Begin Dataset excerpt

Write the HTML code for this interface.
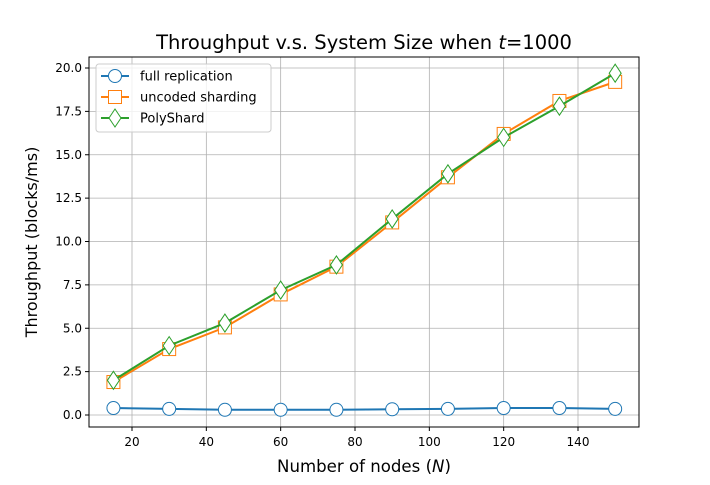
<!DOCTYPE html>
<html><head><meta charset="utf-8">
<style>
body{margin:0;background:#fff;}
svg text{font-family:"DejaVu Sans","Liberation Sans",sans-serif;}
</style></head>
<body>
<svg id="chart" width="710" height="480" xmlns="http://www.w3.org/2000/svg">
<rect width="710" height="480" fill="#fff"/>
<g id="grid"></g>
<g id="axes"></g>
<g id="series"></g>
<text x="364" y="49" text-anchor="middle" font-size="19.5">Throughput v.s. System Size when <tspan font-style="italic">t</tspan>=1000</text>
<text x="364" y="472" text-anchor="middle" font-size="16.6">Number of nodes (<tspan font-style="italic">N</tspan>)</text>
<text transform="translate(37,242) rotate(-90)" text-anchor="middle" font-size="16">Throughput (blocks/ms)</text>
<g id="legend">
<rect x="96" y="64" width="175" height="68" rx="3" fill="#fff" fill-opacity="0.8" stroke="#ccc"/>
</g>
</svg>
<script>
const nodes=[15,30,45,60,75,90,105,120,135,150];
const fullRep=[0.4,0.35,0.3,0.3,0.3,0.33,0.35,0.4,0.4,0.35];
const uncoded=[1.9,3.8,5.05,6.95,8.55,11.1,13.7,16.2,18.1,19.2];
const polyShard=[2.0,4.0,5.3,7.2,8.65,11.3,13.9,16.0,17.8,19.7];
const xTicks=[20,40,60,80,100,120,140];
const yTicks=[0,2.5,5,7.5,10,12.5,15,17.5,20];
const yTickLabels=["0.0","2.5","5.0","7.5","10.0","12.5","15.0","17.5","20.0"];

const L=89,R=639,T=57,B=427;
const xs=v=>132+(v-20)*(578-132)/120;
const ys=v=>415-v*(415-68)/20;
const NS="http://www.w3.org/2000/svg";
function mk(parent,tag,attrs){const e=document.createElementNS(NS,tag);for(const k in attrs)e.setAttribute(k,attrs[k]);parent.appendChild(e);return e;}
const grid=document.getElementById('grid'),axes=document.getElementById('axes'),ser=document.getElementById('series');
xTicks.forEach(t=>{
  const g=mk(grid,'line',{x1:xs(t),x2:xs(t),y1:T,y2:B,stroke:'#b0b0b0','stroke-width':0.8});
  
  
  mk(axes,'line',{x1:xs(t),x2:xs(t),y1:B,y2:B+4,stroke:'#000'});
  const tx=mk(axes,'text',{x:xs(t),y:B+19,'text-anchor':'middle','font-size':12});
  tx.textContent=t;
  
  
});
yTicks.forEach((t,i)=>{
  const g=mk(grid,'line',{x1:L,x2:R,y1:ys(t),y2:ys(t),stroke:'#b0b0b0','stroke-width':0.8});
  
  
  mk(axes,'line',{x1:L-4,x2:L,y1:ys(t),y2:ys(t),stroke:'#000'});
  const tx=mk(axes,'text',{x:L-7,y:ys(t)+4,'text-anchor':'end','font-size':12});
  tx.textContent=yTickLabels[i];
  
  
});
const frame=mk(axes,'rect',{x:L,y:T,width:R-L,height:B-T,fill:'none',stroke:'#000','stroke-width':1});



function marker(g,type,x,y,c){
  if(type==='o')return mk(g,'circle',{cx:x,cy:y,r:6.5,fill:'#fff',stroke:c,'stroke-width':1});
  if(type==='s')return mk(g,'rect',{x:x-6.5,y:y-6.5,width:13,height:13,fill:'#fff',stroke:c,'stroke-width':1});
  return mk(g,'polygon',{points:`${x},${y-9} ${x+6},${y} ${x},${y+9} ${x-6},${y}`,fill:'#fff',stroke:c,'stroke-width':1});
}
const defs=[[fullRep,'#1f77b4','o','full replication'],[uncoded,'#ff7f0e','s','uncoded sharding'],[polyShard,'#2ca02c','d','PolyShard']];
const leg=document.getElementById('legend');
defs.forEach(([vals,c,m,name],si)=>{
  const g=mk(ser,'g',{});
  
  
  const pl=mk(g,'polyline',{points:vals.map((v,i)=>xs(nodes[i])+','+ys(v)).join(' '),fill:'none',stroke:c,'stroke-width':2});
  
  
  vals.forEach((v,i)=>{
    const p=marker(g,m,xs(nodes[i]),ys(v),c);
    
    
  });
  const ly=76+si*21;
  const e=mk(leg,'g',{});
  
  
  mk(e,'line',{x1:101,x2:129,y1:ly,y2:ly,stroke:c,'stroke-width':2});
  marker(e,m,115,ly,c);
  const t=mk(e,'text',{x:140,y:ly+4.5,'font-size':13});
  t.textContent=name;
});
</script>
</body></html>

End Dataset excerpt

**Task statement**.
Print the complete listing exactly, apart from any pictures.

**The solution**.
Write the HTML code for this interface.
<!DOCTYPE html>
<html><head><meta charset="utf-8">
<style>
body{margin:0;background:#fff;}
svg text{font-family:"DejaVu Sans","Liberation Sans",sans-serif;}
</style></head>
<body>
<svg id="chart" width="710" height="480" xmlns="http://www.w3.org/2000/svg">
<rect width="710" height="480" fill="#fff"/>
<g id="grid"></g>
<g id="axes"></g>
<g id="series"></g>
<text x="364" y="49" text-anchor="middle" font-size="19.5">Throughput v.s. System Size when <tspan font-style="italic">t</tspan>=1000</text>
<text x="364" y="472" text-anchor="middle" font-size="16.6">Number of nodes (<tspan font-style="italic">N</tspan>)</text>
<text transform="translate(37,242) rotate(-90)" text-anchor="middle" font-size="16">Throughput (blocks/ms)</text>
<g id="legend">
<rect x="96" y="64" width="175" height="68" rx="3" fill="#fff" fill-opacity="0.8" stroke="#ccc"/>
</g>
</svg>
<script>
const nodes=[15,30,45,60,75,90,105,120,135,150];
const fullRep=[0.4,0.35,0.3,0.3,0.3,0.33,0.35,0.4,0.4,0.35];
const uncoded=[1.9,3.8,5.05,6.95,8.55,11.1,13.7,16.2,18.1,19.2];
const polyShard=[2.0,4.0,5.3,7.2,8.65,11.3,13.9,16.0,17.8,19.7];
const xTicks=[20,40,60,80,100,120,140];
const yTicks=[0,2.5,5,7.5,10,12.5,15,17.5,20];
const yTickLabels=["0.0","2.5","5.0","7.5","10.0","12.5","15.0","17.5","20.0"];

const L=89,R=639,T=57,B=427;
const xs=v=>132+(v-20)*(578-132)/120;
const ys=v=>415-v*(415-68)/20;
const NS="http://www.w3.org/2000/svg";
function mk(parent,tag,attrs){const e=document.createElementNS(NS,tag);for(const k in attrs)e.setAttribute(k,attrs[k]);parent.appendChild(e);return e;}
const grid=document.getElementById('grid'),axes=document.getElementById('axes'),ser=document.getElementById('series');
xTicks.forEach(t=>{
  const g=mk(grid,'line',{x1:xs(t),x2:xs(t),y1:T,y2:B,stroke:'#b0b0b0','stroke-width':0.8});
  
  
  mk(axes,'line',{x1:xs(t),x2:xs(t),y1:B,y2:B+4,stroke:'#000'});
  const tx=mk(axes,'text',{x:xs(t),y:B+19,'text-anchor':'middle','font-size':12});
  tx.textContent=t;
  
  
});
yTicks.forEach((t,i)=>{
  const g=mk(grid,'line',{x1:L,x2:R,y1:ys(t),y2:ys(t),stroke:'#b0b0b0','stroke-width':0.8});
  
  
  mk(axes,'line',{x1:L-4,x2:L,y1:ys(t),y2:ys(t),stroke:'#000'});
  const tx=mk(axes,'text',{x:L-7,y:ys(t)+4,'text-anchor':'end','font-size':12});
  tx.textContent=yTickLabels[i];
  
  
});
const frame=mk(axes,'rect',{x:L,y:T,width:R-L,height:B-T,fill:'none',stroke:'#000','stroke-width':1});



function marker(g,type,x,y,c){
  if(type==='o')return mk(g,'circle',{cx:x,cy:y,r:6.5,fill:'#fff',stroke:c,'stroke-width':1});
  if(type==='s')return mk(g,'rect',{x:x-6.5,y:y-6.5,width:13,height:13,fill:'#fff',stroke:c,'stroke-width':1});
  return mk(g,'polygon',{points:`${x},${y-9} ${x+6},${y} ${x},${y+9} ${x-6},${y}`,fill:'#fff',stroke:c,'stroke-width':1});
}
const defs=[[fullRep,'#1f77b4','o','full replication'],[uncoded,'#ff7f0e','s','uncoded sharding'],[polyShard,'#2ca02c','d','PolyShard']];
const leg=document.getElementById('legend');
defs.forEach(([vals,c,m,name],si)=>{
  const g=mk(ser,'g',{});
  
  
  const pl=mk(g,'polyline',{points:vals.map((v,i)=>xs(nodes[i])+','+ys(v)).join(' '),fill:'none',stroke:c,'stroke-width':2});
  
  
  vals.forEach((v,i)=>{
    const p=marker(g,m,xs(nodes[i]),ys(v),c);
    
    
  });
  const ly=76+si*21;
  const e=mk(leg,'g',{});
  
  
  mk(e,'line',{x1:101,x2:129,y1:ly,y2:ly,stroke:c,'stroke-width':2});
  marker(e,m,115,ly,c);
  const t=mk(e,'text',{x:140,y:ly+4.5,'font-size':13});
  t.textContent=name;
});
</script>
</body></html>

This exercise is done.